> **THE EXERCISE**
Please, without the pictures, retype exactly the lines from the start of the material through the line that holds "const FREQ_STEP = 1;".

□ □ □ □

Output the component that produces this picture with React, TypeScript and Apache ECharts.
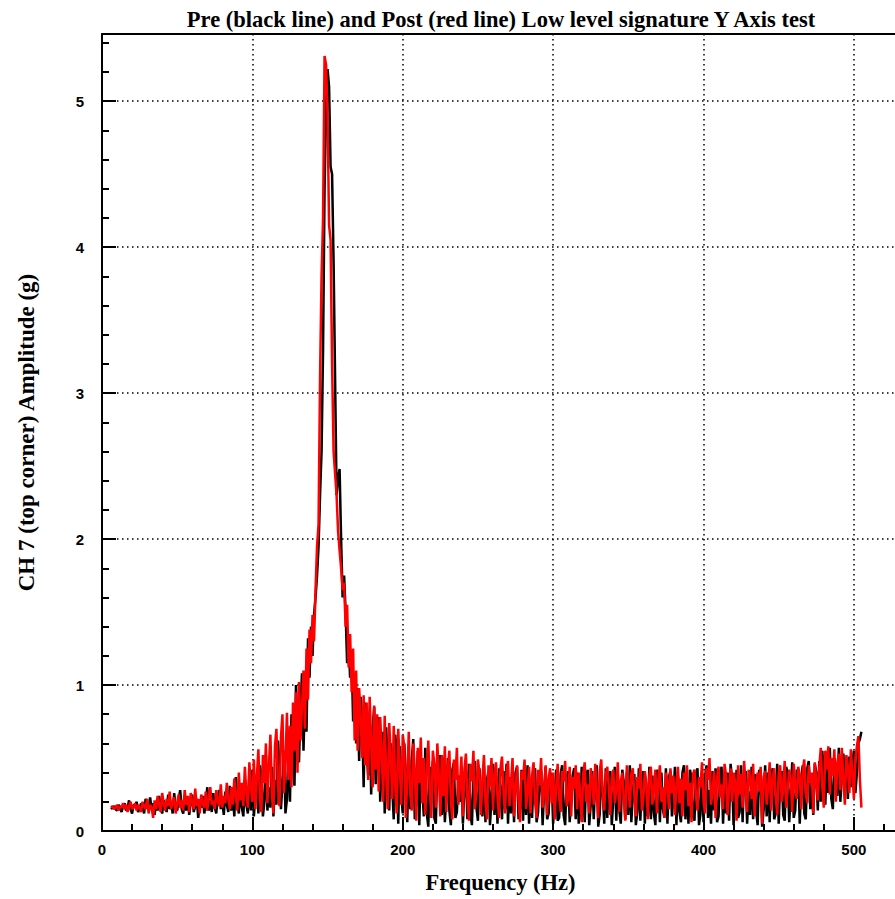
import React, { useEffect, useRef } from "react";
import * as echarts from "echarts";

// Sampling grid of the spectrum (Hz): one value per Hz from 6 Hz
const FREQ_START = 6;
const FREQ_STEP = 1;

// Pre test (black line) amplitude, g
const PRE = [
  0.15, 0.16, 0.17, 0.15, 0.14, 0.18, 0.16, 0.13, 0.17, 0.19,
  0.14, 0.16, 0.21, 0.15, 0.12, 0.18, 0.17, 0.20, 0.13, 0.15,
  0.19, 0.16, 0.12, 0.22, 0.18, 0.14, 0.23, 0.15, 0.19, 0.11,
  0.20, 0.14, 0.24, 0.16, 0.12, 0.21, 0.17, 0.13, 0.25, 0.15,
  0.19, 0.12, 0.26, 0.16, 0.14, 0.22, 0.28, 0.15, 0.12, 0.21,
  0.14, 0.23, 0.11, 0.19, 0.25, 0.13, 0.17, 0.22, 0.09, 0.20,
  0.16, 0.24, 0.12, 0.18, 0.30, 0.14, 0.21, 0.13, 0.26, 0.16,
  0.12, 0.24, 0.28, 0.15, 0.20, 0.11, 0.27, 0.18, 0.13, 0.31,
  0.14, 0.25, 0.10, 0.37, 0.20, 0.12, 0.30, 0.16, 0.10, 0.35,
  0.18, 0.12, 0.38, 0.14, 0.42, 0.10, 0.25, 0.36, 0.12, 0.45,
  0.38, 0.10, 0.20, 0.52, 0.14, 0.30, 0.16, 0.44, 0.10, 0.35,
  0.18, 0.62, 0.45, 0.15, 0.33, 0.55, 0.12, 0.22, 0.60, 0.20,
  0.80, 0.45, 0.31, 1.00, 0.60, 0.47, 0.85, 1.08, 0.55, 0.95,
  0.68, 1.32, 1.05, 1.40, 1.20, 1.48, 1.60, 1.75, 1.95, 2.30,
  2.60, 3.30, 4.40, 4.95, 5.22, 5.10, 4.55, 4.50, 3.90, 3.10,
  2.30, 2.42, 2.48, 2.00, 1.60, 1.75, 1.50, 1.15, 1.30, 1.05,
  1.20, 0.75, 1.05, 0.60, 0.98, 0.48, 0.92, 0.75, 0.30, 0.88,
  0.55, 0.38, 0.80, 0.25, 0.70, 0.85, 0.32, 0.60, 0.78, 0.20,
  0.48, 0.68, 0.12, 0.71, 0.40, 0.14, 0.60, 0.30, 0.08, 0.66,
  0.52, 0.05, 0.58, 0.25, 0.12, 0.60, 0.40, 0.06, 0.52, 0.15,
  0.48, 0.63, 0.08, 0.20, 0.55, 0.04, 0.46, 0.30, 0.10, 0.57,
  0.12, 0.03, 0.44, 0.22, 0.48, 0.09, 0.05, 0.45, 0.33, 0.52,
  0.11, 0.40, 0.06, 0.25, 0.50, 0.14, 0.04, 0.42, 0.47, 0.09,
  0.13, 0.38, 0.20, 0.44, 0.05, 0.30, 0.41, 0.08, 0.46, 0.12,
  0.04, 0.39, 0.48, 0.16, 0.07, 0.43, 0.26, 0.10, 0.45, 0.06,
  0.35, 0.41, 0.04, 0.22, 0.46, 0.11, 0.37, 0.05, 0.43, 0.29,
  0.08, 0.41, 0.15, 0.46, 0.05, 0.37, 0.12, 0.43, 0.06, 0.40,
  0.44, 0.08, 0.15, 0.42, 0.07, 0.38, 0.11, 0.45, 0.05, 0.33,
  0.09, 0.39, 0.43, 0.06, 0.13, 0.36, 0.41, 0.04, 0.28, 0.44,
  0.08, 0.12, 0.40, 0.37, 0.05, 0.24, 0.42, 0.07, 0.09, 0.39,
  0.45, 0.11, 0.04, 0.36, 0.41, 0.06, 0.20, 0.38, 0.43, 0.08,
  0.40, 0.05, 0.13, 0.44, 0.30, 0.06, 0.37, 0.42, 0.04, 0.18,
  0.41, 0.08, 0.35, 0.45, 0.03, 0.12, 0.40, 0.27, 0.05, 0.43,
  0.09, 0.36, 0.41, 0.04, 0.22, 0.44, 0.07, 0.38, 0.14, 0.05,
  0.42, 0.33, 0.08, 0.40, 0.11, 0.45, 0.06, 0.25, 0.39, 0.04,
  0.13, 0.43, 0.07, 0.36, 0.41, 0.05, 0.30, 0.10, 0.44, 0.08,
  0.38, 0.12, 0.04, 0.42, 0.35, 0.06, 0.40, 0.15, 0.09, 0.43,
  0.05, 0.37, 0.41, 0.10, 0.24, 0.44, 0.04, 0.38, 0.13, 0.06,
  0.40, 0.45, 0.08, 0.31, 0.05, 0.42, 0.36, 0.11, 0.07, 0.39,
  0.43, 0.04, 0.12, 0.40, 0.06, 0.37, 0.45, 0.09, 0.28, 0.05,
  0.41, 0.14, 0.43, 0.06, 0.10, 0.38, 0.44, 0.05, 0.33, 0.12,
  0.40, 0.07, 0.46, 0.36, 0.04, 0.22, 0.42, 0.09, 0.13, 0.45,
  0.06, 0.38, 0.41, 0.05, 0.27, 0.11, 0.44, 0.08, 0.39, 0.14,
  0.04, 0.42, 0.35, 0.03, 0.15, 0.45, 0.10, 0.40, 0.06, 0.37,
  0.43, 0.08, 0.12, 0.46, 0.05, 0.34, 0.41, 0.11, 0.07, 0.44,
  0.39, 0.06, 0.25, 0.47, 0.09, 0.14, 0.42, 0.40, 0.05, 0.36,
  0.45, 0.12, 0.08, 0.43, 0.48, 0.15, 0.30, 0.11, 0.46, 0.40,
  0.14, 0.48, 0.20, 0.55, 0.36, 0.18, 0.52, 0.26, 0.57, 0.22,
  0.15, 0.50, 0.44, 0.24, 0.57, 0.20, 0.38, 0.53, 0.30, 0.46,
  0.22, 0.51, 0.30, 0.46, 0.55, 0.26, 0.40, 0.60, 0.63, 0.68,
];

// Post test (red line) amplitude, g
const POST = [
  0.16, 0.17, 0.15, 0.16, 0.18, 0.14, 0.17, 0.16, 0.19, 0.15,
  0.18, 0.13, 0.17, 0.20, 0.15, 0.16, 0.19, 0.14, 0.18, 0.16,
  0.13, 0.20, 0.17, 0.15, 0.22, 0.12, 0.18, 0.16, 0.09, 0.21,
  0.15, 0.24, 0.18, 0.13, 0.26, 0.19, 0.14, 0.22, 0.17, 0.27,
  0.15, 0.20, 0.23, 0.12, 0.19, 0.25, 0.16, 0.21, 0.14, 0.28,
  0.18, 0.24, 0.13, 0.26, 0.20, 0.15, 0.29, 0.17, 0.22, 0.12,
  0.25, 0.19, 0.16, 0.27, 0.14, 0.23, 0.30, 0.18, 0.21, 0.15,
  0.28, 0.20, 0.17, 0.32, 0.16, 0.24, 0.19, 0.33, 0.22, 0.15,
  0.30, 0.18, 0.36, 0.24, 0.14, 0.40, 0.21, 0.33, 0.17, 0.44,
  0.26, 0.16, 0.47, 0.30, 0.20, 0.49, 0.15, 0.38, 0.56, 0.22,
  0.13, 0.52, 0.33, 0.60, 0.19, 0.45, 0.66, 0.24, 0.12, 0.58,
  0.70, 0.31, 0.17, 0.64, 0.80, 0.26, 0.48, 0.81, 0.35, 0.72,
  0.30, 0.88, 0.55, 0.95, 0.40, 1.02, 0.62, 0.85, 1.10, 0.70,
  1.25, 0.90, 1.38, 1.15, 1.48, 1.30, 1.65, 1.95, 2.10, 3.10,
  3.80, 4.20, 5.31, 5.25, 4.90, 4.15, 4.05, 3.20, 2.60, 2.45,
  2.30, 2.05, 1.92, 1.80, 1.65, 1.70, 1.40, 1.55, 1.12, 1.35,
  0.95, 1.25, 0.62, 1.10, 0.55, 0.98, 0.78, 0.50, 0.93, 0.45,
  0.88, 0.35, 0.92, 0.60, 0.30, 0.86, 0.42, 0.80, 0.27, 0.78,
  0.55, 0.20, 0.79, 0.38, 0.15, 0.74, 0.52, 0.22, 0.72, 0.30,
  0.12, 0.70, 0.45, 0.18, 0.66, 0.58, 0.09, 0.35, 0.68, 0.25,
  0.14, 0.60, 0.42, 0.07, 0.57, 0.33, 0.64, 0.19, 0.50, 0.11,
  0.40, 0.62, 0.28, 0.09, 0.55, 0.46, 0.16, 0.60, 0.37, 0.10,
  0.52, 0.24, 0.58, 0.13, 0.44, 0.55, 0.20, 0.08, 0.49, 0.35,
  0.57, 0.18, 0.30, 0.51, 0.10, 0.42, 0.53, 0.22, 0.07, 0.46,
  0.34, 0.55, 0.15, 0.27, 0.49, 0.40, 0.11, 0.36, 0.52, 0.19,
  0.08, 0.45, 0.30, 0.50, 0.14, 0.38, 0.47, 0.23, 0.09, 0.43,
  0.51, 0.26, 0.12, 0.40, 0.48, 0.17, 0.33, 0.50, 0.10, 0.29,
  0.45, 0.21, 0.06, 0.41, 0.35, 0.49, 0.15, 0.27, 0.44, 0.12,
  0.38, 0.47, 0.20, 0.09, 0.42, 0.31, 0.50, 0.16, 0.25, 0.45,
  0.11, 0.36, 0.43, 0.19, 0.40, 0.08, 0.30, 0.46, 0.24, 0.13,
  0.41, 0.34, 0.48, 0.17, 0.22, 0.44, 0.10, 0.37, 0.29, 0.45,
  0.15, 0.40, 0.26, 0.06, 0.39, 0.47, 0.20, 0.32, 0.12, 0.43,
  0.35, 0.18, 0.46, 0.27, 0.09, 0.41, 0.49, 0.23, 0.14, 0.38,
  0.44, 0.30, 0.11, 0.36, 0.42, 0.19, 0.28, 0.47, 0.13, 0.34,
  0.40, 0.21, 0.07, 0.45, 0.31, 0.16, 0.39, 0.43, 0.25, 0.10,
  0.37, 0.29, 0.46, 0.14, 0.22, 0.41, 0.33, 0.08, 0.38, 0.44,
  0.18, 0.27, 0.42, 0.12, 0.35, 0.45, 0.20, 0.30, 0.09, 0.40,
  0.34, 0.15, 0.43, 0.26, 0.38, 0.11, 0.31, 0.44, 0.19, 0.36,
  0.10, 0.40, 0.28, 0.45, 0.17, 0.33, 0.06, 0.39, 0.42, 0.24,
  0.14, 0.37, 0.30, 0.47, 0.21, 0.12, 0.43, 0.35, 0.50, 0.18,
  0.27, 0.41, 0.09, 0.36, 0.44, 0.23, 0.32, 0.15, 0.46, 0.38,
  0.11, 0.29, 0.43, 0.20, 0.40, 0.34, 0.07, 0.45, 0.25, 0.39,
  0.16, 0.48, 0.31, 0.13, 0.42, 0.36, 0.22, 0.46, 0.10, 0.33,
  0.40, 0.27, 0.44, 0.05, 0.37, 0.41, 0.18, 0.30, 0.47, 0.14,
  0.35, 0.43, 0.24, 0.11, 0.39, 0.45, 0.20, 0.32, 0.48, 0.16,
  0.28, 0.42, 0.36, 0.13, 0.46, 0.30, 0.22, 0.44, 0.38, 0.15,
  0.41, 0.49, 0.26, 0.19, 0.45, 0.33, 0.40, 0.12, 0.47, 0.35,
  0.21, 0.44, 0.57, 0.30, 0.16, 0.55, 0.42, 0.58, 0.25, 0.50,
  0.38, 0.56, 0.20, 0.47, 0.53, 0.28, 0.57, 0.35, 0.18, 0.52,
  0.44, 0.26, 0.56, 0.40, 0.22, 0.50, 0.58, 0.65, 0.35, 0.16,
];

const TITLE = "Pre (black line) and Post (red line) Low level signature Y Axis test";
const X_NAME = "Frequency (Hz)";
const Y_NAME = "CH 7 (top corner) Amplitude (g)";
const X_MIN = 0;
const X_MAX = 530;
const X_INTERVAL = 100;
const Y_MIN = 0;
const Y_MAX = 5.46;
const Y_INTERVAL = 1;

export default function App() {
  const ref = useRef<HTMLDivElement>(null);

  useEffect(() => {
    if (!ref.current) return;
    const chart = echarts.init(ref.current, undefined, { renderer: "svg" });

    const pre = PRE.map((v, i) => [FREQ_START + FREQ_STEP * i, v]);
    const post = POST.map((v, i) => [FREQ_START + FREQ_STEP * i, v]);

    const dotted = { color: "#000", width: 1.5, type: [1.5, 3.5] as any };
    const serifBold = { fontFamily: "Liberation Serif", fontWeight: "bold" as const, color: "#000" };
    const sansBold = { fontFamily: "Liberation Sans", fontWeight: "bold" as const, color: "#000" };

    chart.setOption({
      animation: false,
      backgroundColor: "#fff",
      grid: { left: 102, top: 34, right: 6, bottom: 67, containLabel: false },
      graphic: [
        {
          type: "text",
          x: 501,
          y: 19,
          style: {
            text: TITLE,
            textAlign: "center",
            textVerticalAlign: "middle",
            fontSize: 22.5,
            fontFamily: "Liberation Serif",
            fontWeight: "bold",
            fill: "#000",
          },
        },
      ],
      xAxis: [
        {
          type: "value",
          position: "bottom",
          min: X_MIN,
          max: X_MAX,
          interval: X_INTERVAL,
          name: X_NAME,
          nameLocation: "middle",
          nameGap: 40,
          nameTextStyle: { ...serifBold, fontSize: 22.5 },
          axisLine: { show: true, lineStyle: { color: "#000", width: 2 } },
          axisTick: { show: true, inside: true, length: 14, lineStyle: { color: "#000", width: 2 } },
          minorTick: { show: true, splitNumber: 5, length: 7, lineStyle: { color: "#000", width: 2 } },
          axisLabel: { ...sansBold, fontSize: 15, margin: 11, showMaxLabel: false },
          splitLine: { show: true, lineStyle: dotted },
          minorSplitLine: { show: false },
        },
        {
          type: "value",
          position: "top",
          min: X_MIN,
          max: X_MAX,
          axisLine: { show: true, lineStyle: { color: "#000", width: 2 } },
          axisTick: { show: false },
          axisLabel: { show: false },
          splitLine: { show: false },
        },
      ],
      yAxis: {
        type: "value",
        min: Y_MIN,
        max: Y_MAX,
        interval: Y_INTERVAL,
        name: Y_NAME,
        nameLocation: "middle",
        nameGap: 64,
        nameTextStyle: { ...serifBold, fontSize: 23 },
        axisLine: { show: true, lineStyle: { color: "#000", width: 2 } },
        axisTick: { show: true, inside: true, length: 14, lineStyle: { color: "#000", width: 2 } },
        minorTick: { show: true, splitNumber: 5, length: 7, lineStyle: { color: "#000", width: 2 } },
        axisLabel: { ...sansBold, fontSize: 15, margin: 18, showMaxLabel: false },
        splitLine: { show: true, lineStyle: dotted },
        minorSplitLine: { show: false },
      },
      series: [
        {
          name: "Pre",
          type: "line",
          xAxisIndex: 0,
          data: pre,
          showSymbol: false,
          lineStyle: { color: "#000", width: 2.5 },
          itemStyle: { color: "#000" },
        },
        {
          name: "Post",
          type: "line",
          xAxisIndex: 0,
          data: post,
          showSymbol: false,
          lineStyle: { color: "#ff0000", width: 2.5 },
          itemStyle: { color: "#ff0000" },
        },
      ],
    });

    return () => chart.dispose();
  }, []);

  return (
    <div
      style={{
        position: "fixed",
        left: 0,
        top: 0,
        width: 895,
        height: 899,
        overflow: "hidden",
        background: "#fff",
      }}
    >
      <div ref={ref} style={{ width: 905, height: 899 }} />
    </div>
  );
}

□ □ □ □

> **RIGHT ANSWER**
Output the component that produces this picture with React, TypeScript and Apache ECharts.
import React, { useEffect, useRef } from "react";
import * as echarts from "echarts";

// Sampling grid of the spectrum (Hz): one value per Hz from 6 Hz
const FREQ_START = 6;
const FREQ_STEP = 1;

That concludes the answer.